**DATASET RECORDS**:
* * * *

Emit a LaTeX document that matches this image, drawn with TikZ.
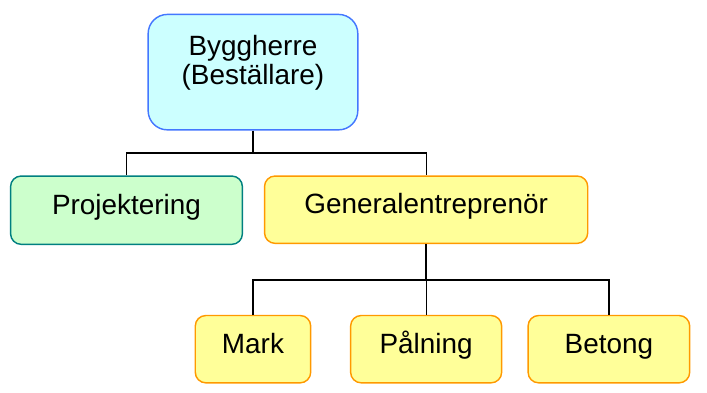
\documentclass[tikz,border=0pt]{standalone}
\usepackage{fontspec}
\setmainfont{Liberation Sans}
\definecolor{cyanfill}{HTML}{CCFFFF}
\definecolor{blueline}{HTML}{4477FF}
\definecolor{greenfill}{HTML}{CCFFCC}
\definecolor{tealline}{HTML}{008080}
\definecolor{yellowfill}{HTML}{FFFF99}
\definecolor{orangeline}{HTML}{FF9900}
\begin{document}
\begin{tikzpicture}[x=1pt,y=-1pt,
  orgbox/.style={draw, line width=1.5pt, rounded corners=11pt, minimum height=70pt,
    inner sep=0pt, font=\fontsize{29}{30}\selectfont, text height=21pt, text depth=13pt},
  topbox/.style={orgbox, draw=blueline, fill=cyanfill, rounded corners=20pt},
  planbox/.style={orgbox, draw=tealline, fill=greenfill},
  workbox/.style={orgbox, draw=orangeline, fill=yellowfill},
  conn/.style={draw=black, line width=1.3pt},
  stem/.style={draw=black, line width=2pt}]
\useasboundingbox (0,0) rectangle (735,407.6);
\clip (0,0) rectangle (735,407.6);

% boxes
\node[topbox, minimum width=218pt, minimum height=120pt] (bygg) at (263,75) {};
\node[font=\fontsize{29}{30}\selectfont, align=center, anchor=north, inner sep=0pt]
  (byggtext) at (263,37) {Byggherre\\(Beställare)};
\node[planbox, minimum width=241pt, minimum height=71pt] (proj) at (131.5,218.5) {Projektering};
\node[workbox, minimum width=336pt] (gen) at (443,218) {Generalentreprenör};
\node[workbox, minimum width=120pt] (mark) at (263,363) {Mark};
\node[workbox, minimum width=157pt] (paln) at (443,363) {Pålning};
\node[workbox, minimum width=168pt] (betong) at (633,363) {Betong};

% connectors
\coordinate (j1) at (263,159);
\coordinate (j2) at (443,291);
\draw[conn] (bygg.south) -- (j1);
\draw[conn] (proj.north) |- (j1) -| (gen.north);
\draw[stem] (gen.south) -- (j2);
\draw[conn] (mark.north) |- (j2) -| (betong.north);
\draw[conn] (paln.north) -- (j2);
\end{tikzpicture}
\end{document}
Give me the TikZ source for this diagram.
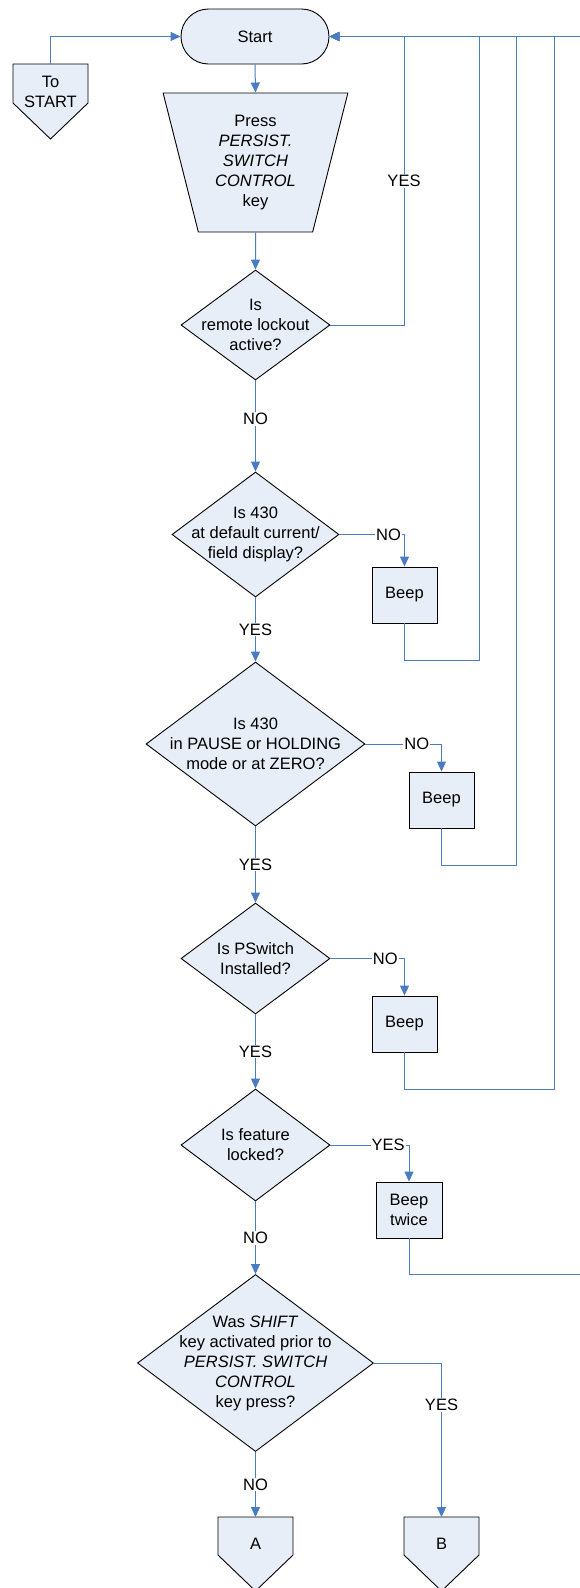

* * * *

**PROBLEM**: Reproduce all entries exactly. Pictures do not belong in the copy.

**RESULT FOR THIS EXERCISE**:
Emit a LaTeX document that matches this image, drawn with TikZ.
\documentclass[tikz,border=0pt]{standalone}
\usepackage{fontspec}
\setmainfont{Liberation Sans}
\definecolor{cyanfill}{HTML}{CCFFFF}
\definecolor{blueline}{HTML}{4477FF}
\definecolor{greenfill}{HTML}{CCFFCC}
\definecolor{tealline}{HTML}{008080}
\definecolor{yellowfill}{HTML}{FFFF99}
\definecolor{orangeline}{HTML}{FF9900}
\begin{document}
\begin{tikzpicture}[x=1pt,y=-1pt,
  orgbox/.style={draw, line width=1.5pt, rounded corners=11pt, minimum height=70pt,
    inner sep=0pt, font=\fontsize{29}{30}\selectfont, text height=21pt, text depth=13pt},
  topbox/.style={orgbox, draw=blueline, fill=cyanfill, rounded corners=20pt},
  planbox/.style={orgbox, draw=tealline, fill=greenfill},
  workbox/.style={orgbox, draw=orangeline, fill=yellowfill},
  conn/.style={draw=black, line width=1.3pt},
  stem/.style={draw=black, line width=2pt}]
\useasboundingbox (0,0) rectangle (735,407.6);
\clip (0,0) rectangle (735,407.6);

% boxes
\node[topbox, minimum width=218pt, minimum height=120pt] (bygg) at (263,75) {};
\node[font=\fontsize{29}{30}\selectfont, align=center, anchor=north, inner sep=0pt]
  (byggtext) at (263,37) {Byggherre\\(Beställare)};
\node[planbox, minimum width=241pt, minimum height=71pt] (proj) at (131.5,218.5) {Projektering};
\node[workbox, minimum width=336pt] (gen) at (443,218) {Generalentreprenör};
\node[workbox, minimum width=120pt] (mark) at (263,363) {Mark};
\node[workbox, minimum width=157pt] (paln) at (443,363) {Pålning};
\node[workbox, minimum width=168pt] (betong) at (633,363) {Betong};

% connectors
\coordinate (j1) at (263,159);
\coordinate (j2) at (443,291);
\draw[conn] (bygg.south) -- (j1);
\draw[conn] (proj.north) |- (j1) -| (gen.north);
\draw[stem] (gen.south) -- (j2);
\draw[conn] (mark.north) |- (j2) -| (betong.north);
\draw[conn] (paln.north) -- (j2);
\end{tikzpicture}
\end{document}
Give me the TikZ source for this diagram.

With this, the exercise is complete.